Over the years, Waldheim educated himself on the ins and outs of government advocacy.

“It was by osmosis,” Waldheim says. “We started going to these meetings for the California Desert Conservation Plan. Mark Anderson of the MIC and I became good friends and I learned a great deal working with him. Also, Rob Rasor, who worked in government relations at the AMA, had a big influence on directing us how to go through the different channels of the government. A lot of things we simply learned by the school of hard knocks, but we made our way through. We realized if we didn’t do something we would lose our opportunity. We had no magical plan, we just went by our guts. I went to where we had problems and would just keep working at it.”

Waldheim and his wife learned how to write grant proposals and they were responsible for bringing much-needed money to develop and maintain riding areas. The grant money helped buy equipment and pay for labor to build and maintain and properly marked trails.
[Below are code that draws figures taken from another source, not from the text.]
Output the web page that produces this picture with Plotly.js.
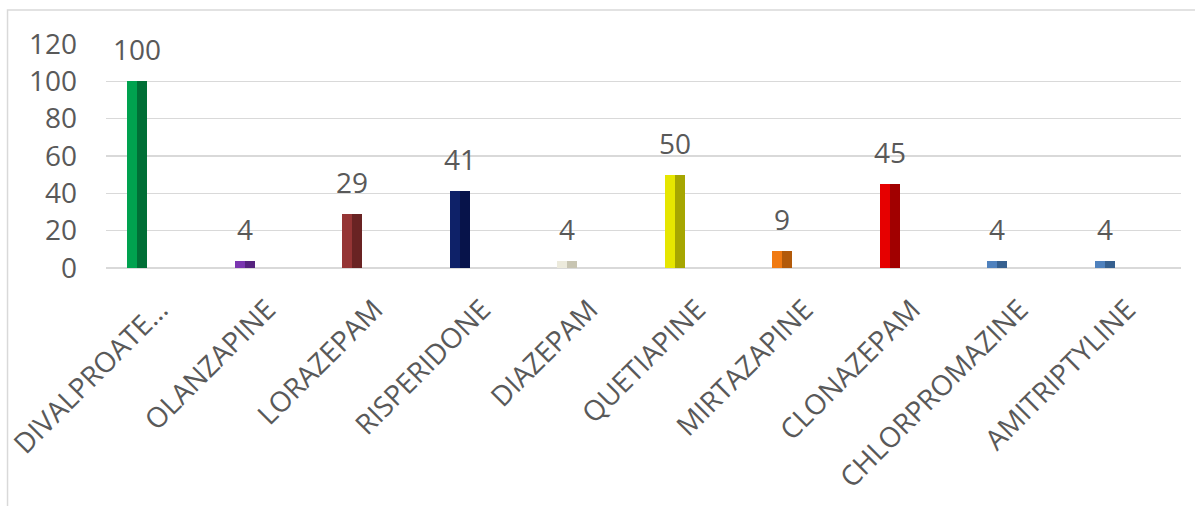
<!DOCTYPE html>
<html>
<head>
<meta charset="utf-8">
<script src="https://cdn.plot.ly/plotly-3.0.1.min.js"></script>
<style>
html,body{margin:0;padding:0;background:#fff;}
#chart{width:1195px;height:506px;}
</style>
</head>
<body>
<div id="chart"></div>
<script>
// Data
const categories = ["DIVALPROATE…", "OLANZAPINE", "LORAZEPAM", "RISPERIDONE", "DIAZEPAM",
                    "QUETIAPINE", "MIRTAZAPINE", "CLONAZEPAM", "CHLORPROMAZINE", "AMITRIPTYLINE"];
const values = [100, 4, 29, 41, 4, 50, 9, 45, 4, 4];
const yTicks = [0, 20, 40, 60, 80, 100, 120];

// Styles
const lightColors = ["#00A24F", "#7A36B0", "#953535", "#0E2168", "#ECEADC",
                     "#E6E600", "#F07A12", "#E60000", "#4F81BD", "#4F81BD"];
const darkColors  = ["#006F36", "#56237F", "#692323", "#07134A", "#C8C5B2",
                     "#A6A600", "#B25A0A", "#A10000", "#36608F", "#36608F"];
const halfW = 0.093;
const barShift = -0.21;   // bars sit slightly left of the category centre (as in the original)
const textColor = "#595959";
const font = "Open Sans, Lato, sans-serif";

const traces = [
  {
    type: "bar", x: categories, y: values,
    width: halfW, offset: barShift - halfW,
    marker: {color: lightColors, line: {width: 0}},
    hoverinfo: "skip", showlegend: false
  },
  {
    type: "bar", x: categories, y: values,
    width: halfW, offset: barShift,
    marker: {color: darkColors, line: {width: 0}},
    hoverinfo: "skip", showlegend: false
  }
];

const annotations = categories.map((c, i) => ({
  x: c, y: values[i], xref: "x", yref: "y",
  text: String(values[i]), showarrow: false,
  yanchor: "bottom", yshift: 11, xshift: -22.5,
  font: {family: font, size: 28, color: textColor}
}));

const layout = {
  width: 1195, height: 506,
  margin: {l: 106, r: 14, t: 44, b: 238},
  paper_bgcolor: "#ffffff", plot_bgcolor: "#ffffff",
  barmode: "overlay",
  bargap: 0,
  xaxis: {
    type: "category",
    tickangle: -45,
    showgrid: false, zeroline: false,
    showline: false,
    ticks: "outside", ticklen: 13, tickcolor: "rgba(0,0,0,0)",
    tickfont: {family: font, size: 28, color: textColor},
    fixedrange: true
  },
  yaxis: {
    range: [0, 120],
    tickvals: yTicks,
    ticktext: yTicks.map(String),
    showgrid: true, gridcolor: "#D9D9D9", gridwidth: 1.5,
    zeroline: true, zerolinecolor: "#D9D9D9", zerolinewidth: 1.5,
    showline: false,
    ticks: "", ticklabelstandoff: 28,
    tickfont: {family: font, size: 28, color: textColor},
    fixedrange: true
  },
  annotations: annotations,
  shapes: [{
    type: "rect", xref: "paper", yref: "paper",
    x0: -0.0916, x1: 1.05, y0: -1.2, y1: 1.1518,
    line: {color: "#D9D9D9", width: 1.5}, fillcolor: "rgba(0,0,0,0)",
    layer: "below"
  }]
};

Plotly.newPlot("chart", traces, layout, {displayModeBar: false, staticPlot: true});
</script>
</body>
</html>
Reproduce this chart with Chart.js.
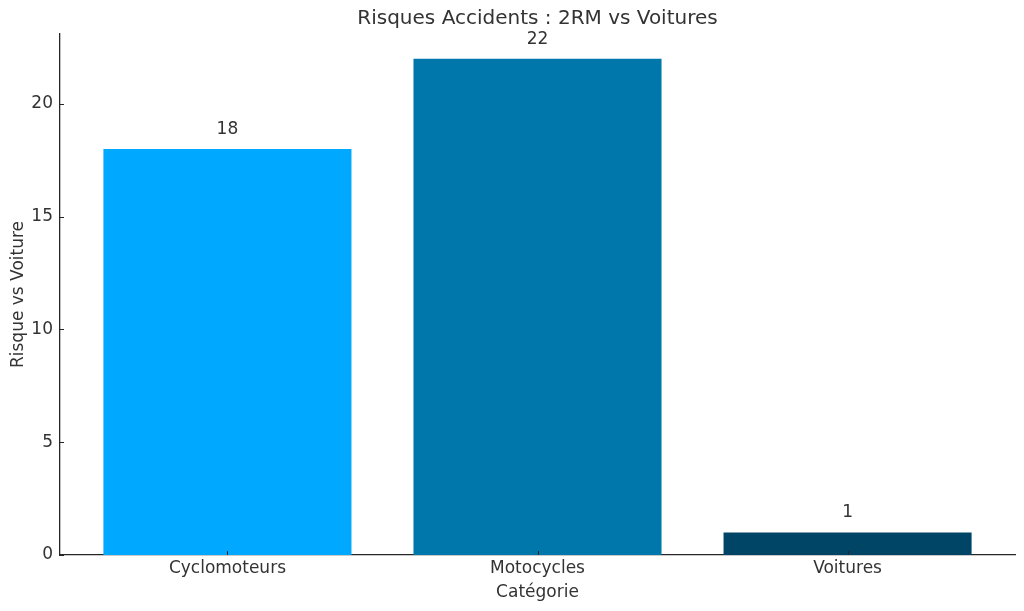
<!DOCTYPE html>
<html>
<head>
<meta charset="utf-8">
<script src="https://cdn.jsdelivr.net/npm/chart.js@4"></script>
<style>
  html, body { margin: 0; padding: 0; background: #fff; }
  #wrap { width: 1024px; height: 611px; }
</style>
</head>
<body>
<div id="wrap"><canvas id="mainChart" width="1024" height="611"></canvas></div>
<script>
// Data
const categories = ['Cyclomoteurs', 'Motocycles', 'Voitures'];
const risques = [18, 22, 1];
const barColors = ['#00A8FF', '#0077AA', '#004466'];
const yTicks = [0, 5, 10, 15, 20];

const chartTitle = 'Risques Accidents : 2RM vs Voitures';
const xTitle = 'Catégorie';
const yTitle = 'Risque vs Voiture';

const textColor = '#333333';
const font = 'DejaVu Sans';

// Extra drawing: title, value labels, inward ticks
const extras = {
  id: 'extras',
  afterDraw(chart) {
    const { ctx, chartArea, scales } = chart;
    ctx.save();
    ctx.fillStyle = textColor;
    ctx.font = `20px "${font}"`;
    ctx.textAlign = 'center';
    ctx.textBaseline = 'middle';
    ctx.fillText(chartTitle, (chartArea.left + chartArea.right) / 2, 19);

    ctx.font = `17px "${font}"`;
    ctx.textBaseline = 'bottom';
    const meta = chart.getDatasetMeta(0);
    meta.data.forEach((bar, i) => {
      ctx.fillText(String(risques[i]), bar.x, bar.y - 11);
    });

    // inward tick marks
    ctx.strokeStyle = '#262626';
    ctx.lineWidth = 1;
    yTicks.forEach(v => {
      const y = Math.round(scales.y.getPixelForValue(v)) + 0.5;
      ctx.beginPath();
      ctx.moveTo(chartArea.left, y);
      ctx.lineTo(chartArea.left + 4, y);
      ctx.stroke();
    });
    categories.forEach((c, i) => {
      const x = Math.round(scales.x.getPixelForValue(i)) + 0.5;
      ctx.beginPath();
      ctx.moveTo(x, chartArea.bottom);
      ctx.lineTo(x, chartArea.bottom - 4);
      ctx.stroke();
    });
    ctx.restore();
  }
};

new Chart(document.getElementById('mainChart').getContext('2d'), {
  type: 'bar',
  data: {
    datasets: [{
      data: categories.map((c, i) => ({ x: i, y: risques[i] })),
      backgroundColor: barColors,
      borderWidth: 0,
      categoryPercentage: 1,
      barPercentage: 0.8
    }]
  },
  options: {
    responsive: false,
    devicePixelRatio: 1,
    animation: false,
    layout: { padding: { top: 34, right: 9, left: 0, bottom: 0 } },
    plugins: {
      legend: { display: false },
      tooltip: { enabled: false }
    },
    scales: {
      x: {
        type: 'linear',
        offset: false,
        min: -0.54,
        max: 2.54,
        afterBuildTicks: axis => { axis.ticks = categories.map((c, i) => ({ value: i })); },
        afterFit: axis => { axis.height = 56; },
        grid: { display: false, drawTicks: false },
        border: { display: true, color: '#262626', width: 1.3 },
        ticks: {
          color: textColor,
          font: { family: font, size: 17 },
          padding: 3,
          autoSkip: false,
          maxRotation: 0,
          callback: v => categories[v] ?? ''
        },
        title: {
          display: true,
          text: xTitle,
          color: textColor,
          font: { family: font, size: 17 },
          padding: { top: 4, bottom: 8 }
        }
      },
      y: {
        min: 0,
        max: 23.1,
        afterBuildTicks: axis => { axis.ticks = yTicks.map(v => ({ value: v })); },
        afterFit: axis => { axis.width = 60; },
        grid: { display: false, drawTicks: false },
        border: { display: true, color: '#262626', width: 1.3 },
        ticks: {
          color: textColor,
          font: { family: font, size: 17 },
          padding: 7
        },
        title: {
          display: true,
          text: yTitle,
          color: textColor,
          font: { family: font, size: 17 },
          padding: { top: 8, bottom: 0 }
        }
      }
    }
  },
  plugins: [extras]
});
</script>
</body>
</html>
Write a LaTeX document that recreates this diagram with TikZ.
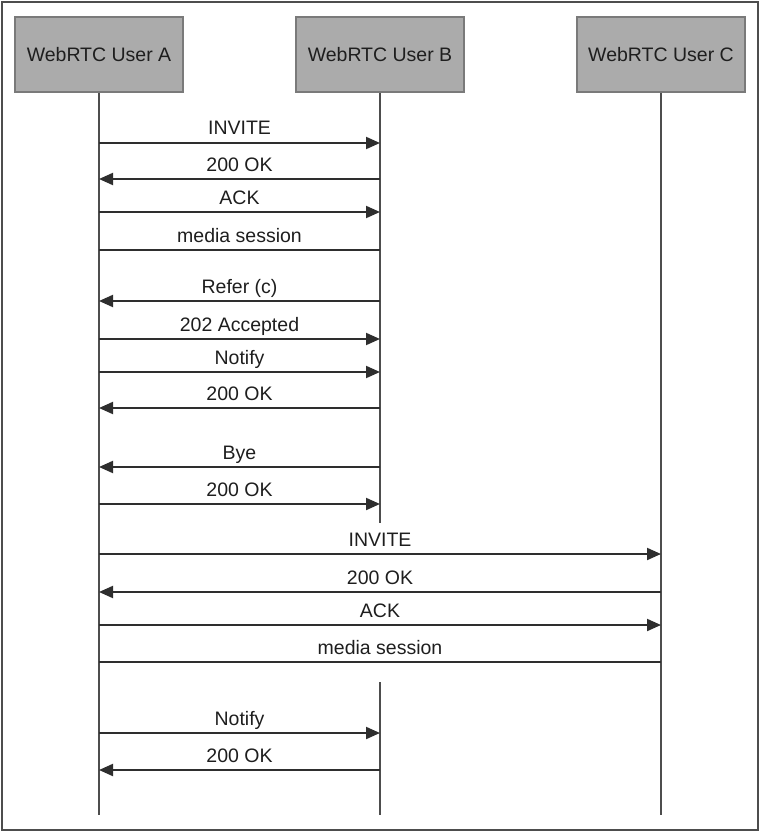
\documentclass[tikz,border=0pt]{standalone}
\usepackage{fontspec}
\setmainfont{Liberation Sans}
\usetikzlibrary{arrows.meta, positioning}
\definecolor{boxgray}{HTML}{ABABAB}
\definecolor{boxedge}{HTML}{7A7A7A}
\definecolor{linegray}{HTML}{2E2E2E}
\definecolor{textgray}{HTML}{1E1E1E}

\begin{document}
\begin{tikzpicture}[
    x=1pt, y=-1pt,
    actor/.style={draw=boxedge, line width=1.5pt, fill=boxgray, minimum width=168pt, minimum height=75pt,
      text=textgray, font=\fontsize{19.5}{23}\selectfont},
    life/.style={draw=linegray!85, line width=1.6pt},
    msg/.style={draw=linegray, line width=2pt, -{Triangle[length=14pt, width=12pt]}},
    sess/.style={draw=linegray, line width=2.4pt},
    lbl/.style={anchor=base, yshift=8pt, inner sep=0pt, text=textgray, font=\fontsize{19.5}{23}\selectfont}
]
\useasboundingbox (0,0) rectangle (761,832);
\draw[draw=linegray!85, line width=2pt] (2,2) rectangle (758,830);

% Participants
\node[actor] (usera) at (99,54.5) {WebRTC User A};
\node[actor] (userb) at (380,54.5) {WebRTC User B};
\node[actor] (userc) at (661,54.5) {WebRTC User C};

% Lifelines
\coordinate (enda) at (99,815);
\coordinate (endb) at (380,523);
\coordinate (startb) at (380,682);
\coordinate (endb2) at (380,815);
\coordinate (endc) at (661,815);
\draw[life] (usera.south) -- (enda);
\draw[life] (userb.south) -- (endb);
\draw[life] (startb) -- (endb2);
\draw[life] (userc.south) -- (endc);

% A <-> B call
\draw[msg] (usera |- 0,143) -- node[lbl]{INVITE} (userb |- 0,143);
\draw[msg] (userb |- 0,179) -- node[lbl]{200 OK} (usera |- 0,179);
\draw[msg] (usera |- 0,212) -- node[lbl]{ACK} (userb |- 0,212);
\draw[sess] (usera |- 0,250) -- node[lbl]{media session} (userb |- 0,250);

% Transfer
\draw[msg] (userb |- 0,301) -- node[lbl]{Refer (c)} (usera |- 0,301);
\draw[msg] (usera |- 0,339) -- node[lbl]{202 Accepted} (userb |- 0,339);
\draw[msg] (usera |- 0,372) -- node[lbl]{Notify} (userb |- 0,372);
\draw[msg] (userb |- 0,408) -- node[lbl]{200 OK} (usera |- 0,408);

% Hang up
\draw[msg] (userb |- 0,467) -- node[lbl]{Bye} (usera |- 0,467);
\draw[msg] (usera |- 0,504) -- node[lbl]{200 OK} (userb |- 0,504);

% A <-> C call
\draw[msg] (usera |- 0,554) -- node[lbl]{INVITE} (userc |- 0,554);
\draw[msg] (userc |- 0,592) -- node[lbl]{200 OK} (usera |- 0,592);
\draw[msg] (usera |- 0,625) -- node[lbl]{ACK} (userc |- 0,625);
\draw[sess] (usera |- 0,662) -- node[lbl]{media session} (userc |- 0,662);

% Final notify
\draw[msg] (usera |- 0,733) -- node[lbl]{Notify} (startb |- 0,733);
\draw[msg] (startb |- 0,770) -- node[lbl]{200 OK} (usera |- 0,770);

\end{tikzpicture}
\end{document}
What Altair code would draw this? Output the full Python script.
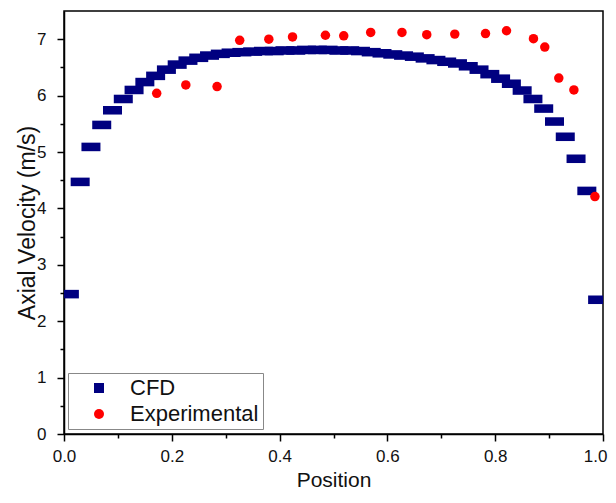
import altair as alt
import pandas as pd

# CFD profile (position, axial velocity)
cfd_position = [0.01, 0.03, 0.05, 0.07, 0.09, 0.11, 0.13, 0.15, 0.17, 0.19,
                0.21, 0.23, 0.25, 0.27, 0.29, 0.31, 0.33, 0.35, 0.37, 0.39,
                0.41, 0.43, 0.45, 0.47, 0.49, 0.51, 0.53, 0.55, 0.57, 0.59,
                0.61, 0.63, 0.65, 0.67, 0.69, 0.71, 0.73, 0.75, 0.77, 0.79,
                0.81, 0.83, 0.85, 0.87, 0.89, 0.91, 0.93, 0.95, 0.97, 0.99]
cfd_velocity = [2.48, 4.47, 5.09, 5.48, 5.74, 5.94, 6.10, 6.24, 6.35, 6.46,
                6.55, 6.62, 6.67, 6.71, 6.74, 6.76, 6.77, 6.78, 6.79, 6.79,
                6.80, 6.80, 6.81, 6.81, 6.81, 6.80, 6.80, 6.79, 6.77, 6.75,
                6.73, 6.71, 6.69, 6.66, 6.63, 6.60, 6.57, 6.52, 6.46, 6.38,
                6.30, 6.21, 6.09, 5.94, 5.77, 5.54, 5.27, 4.88, 4.31, 2.38]

# Experimental measurements
exp_position = [0.172, 0.226, 0.284, 0.326, 0.380, 0.424, 0.485, 0.519, 0.569,
                0.627, 0.673, 0.725, 0.782, 0.821, 0.871, 0.892, 0.918, 0.946, 0.985]
exp_velocity = [6.04, 6.19, 6.16, 6.98, 7.00, 7.04, 7.07, 7.06, 7.12,
                7.12, 7.08, 7.09, 7.10, 7.15, 7.01, 6.86, 6.31, 6.10, 4.21]

series_names = ["CFD", "Experimental"]
series_colors = ["#000080", "#ff0000"]

x_ticks = [0.0, 0.1, 0.2, 0.3, 0.4, 0.5, 0.6, 0.7, 0.8, 0.9, 1.0]
y_ticks = [0.0, 0.5, 1.0, 1.5, 2.0, 2.5, 3.0, 3.5, 4.0, 4.5, 5.0, 5.5, 6.0, 6.5, 7.0]

df = pd.concat([
    pd.DataFrame({"Position": cfd_position, "Velocity": cfd_velocity, "Series": "CFD"}),
    pd.DataFrame({"Position": exp_position, "Velocity": exp_velocity, "Series": "Experimental"}),
], ignore_index=True)

x_enc = alt.X(
    "Position:Q",
    scale=alt.Scale(domain=[0, 1], nice=False, zero=False),
    axis=alt.Axis(
        title="Position",
        values=x_ticks,
        labelExpr="round(datum.value*10) % 2 === 0 ? format(datum.value, '.1f') : ''",
        tickSize={"condition": {"test": "round(datum.value*10) % 2 === 0", "value": 7}, "value": 4},
        labelAlign={"condition": {"test": "datum.value >= 1", "value": "right"}, "value": "center"},
        labelOffset={"condition": {"test": "datum.value >= 1", "value": 4}, "value": 0},
        labelPadding=7,
        labelFontSize=17,
        labelFlush=False,
        labelOverlap=False,
        titleFontSize=21,
        titleY=52,
        titleBaseline="alphabetic",
    ),
)
y_enc = alt.Y(
    "Velocity:Q",
    scale=alt.Scale(domain=[0, 7.5], nice=False, zero=False),
    axis=alt.Axis(
        title="Axial Velocity (m/s)",
        values=y_ticks,
        labelExpr="datum.value % 1 === 0 ? format(datum.value, 'd') : ''",
        tickSize={"condition": {"test": "datum.value % 1 === 0", "value": 7}, "value": 4},
        labelPadding=11,
        labelFontSize=17,
        labelFlush=False,
        labelOverlap=False,
        titleFontSize=23,
        titleX=-30,
        titleBaseline="alphabetic",
    ),
)
color_enc = alt.Color(
    "Series:N",
    scale=alt.Scale(domain=series_names, range=series_colors),
    legend=alt.Legend(
        title=None,
        orient="none",
        legendX=4,
        legendY=362,
        padding=4,
        symbolOffset=16,
        labelOffset=20,
        rowPadding=4,
        labelFontSize=22,
        symbolSize=100,
        strokeColor="#888888",
        symbolStrokeWidth=0,
    ),
)

cfd = alt.Chart(df).transform_filter(alt.datum.Series == "CFD").mark_point(
    filled=True, opacity=1, size=361, clip=True,
    shape="M-1,-0.45L1,-0.45L1,0.45L-1,0.45Z",
).encode(x=x_enc, y=y_enc, color=color_enc)

exp = alt.Chart(df).transform_filter(alt.datum.Series == "Experimental").mark_point(
    filled=True, opacity=1, size=90,
).encode(
    x=x_enc, y=y_enc, color=color_enc,
    shape=alt.Shape("Series:N", scale=alt.Scale(domain=series_names, range=["square", "circle"])),
)

chart = alt.layer(cfd, exp).properties(
    width=539, height=423,
    padding={"left": 56, "top": 3, "right": 5, "bottom": 57},
    autosize="none",
).configure_view(
    stroke="#000000", strokeWidth=1.5,
).configure_axis(
    grid=False,
    domainColor="#000000", domainWidth=1.5,
    tickColor="#000000", tickWidth=1.5,
    labelColor="#111111", titleColor="#111111",
    labelFont="Liberation Sans", titleFont="Liberation Sans",
    titleFontWeight="normal",
).configure_legend(
    labelFont="Liberation Sans", labelColor="#111111",
)

chart.save("out.html", embed_options={"renderer": "svg", "actions": False})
Waldheim often does much of this trail maintenance work himself on a volunteer basis.

“The number one key is trail maintenance,” Waldheim declares. “If you don’t maintain a trail, everything else falls apart. It’s as simple as that. Our users don’t stay on a designated trail if they aren’t maintained – they’ll make their own trail. That is our enemy and people just don’t get it.”

Waldheim is looked at by the industry as the go-to guy in off-road advocacy.

“If something needs to be done, Ed gets it done,” said Kathy Van Kleek, vice president of government relations for the Motorcycle Industry Council. “As president of the California Trail Users Coalition, Ed has brought in over a million dollars in federal Recreational Trail Program grants to benefit southern California riding opportunities and to assist National Forest and Bureau of Land Management trail development and maintenance.”

Waldheim has earned many honors for his activism, including the Golden Helmet Award from the Off-Highway Motor Vehicle Division of California’s Department of Parks and Recreation and the Off-Roader of the Year from the California Off-Road Vehicle Association. The main building at the Hungry Valley State Vehicular Recreation Area is named in his honor.

Nationally, the Bureau of Land Management awarded him their Volunteer of the Year award.

Under Waldheim’s leadership, CORVA membership tripled and the association has maintained a leading position in advocacy and education of off-roading.

Waldheim attends hundreds of meetings a year. Virtually all of his activism is funded out of his pocket. He often tours off-road areas as an advisor to land managers, politicians, off-road commissioners, journalists and scientists.

Waldheim moved to California City so he could pull out of his garage and hit the open trails of the desert, but he spends so much time traveling to meetings regarding off-road vehicles that he rarely has time to ride.

In addition to statewide off-road association, Waldheim founded Friends of Jawbone, a nonprofit organization to promote better riding at the national park outside California City.

Waldheim also cites the economic boost the state and local governments receive from off-road riders.

"I wouldn't be surprised if it's $10 billion" statewide, Waldheim said in a 2005 interview with Antelope Valley Press. To Waldheim, the reasons for keeping off-road areas open go well beyond economic issues, especially as a hobby for children.

"I would rather have a kid on a motorcycle than in a gang, out at a pool hall or doing graffiti," he said. "When a kid goes riding after school, he comes home too tired and dirty to go out and get in any trouble."

For Waldheim, who has been president of the statewide off-road vehicle association for the last 13 years, an average day puts him in any California city where people ride vehicles on off-highway trails. But he makes no complaint about the work, he said, because with the explosion in housing encroaching on desert riding spaces, education is the key.

Waldheim’s passion for off-road riding has left a major legacy. In countless hours of working in government and on the trails have greatly benefited riders and provided an example for future advocacy.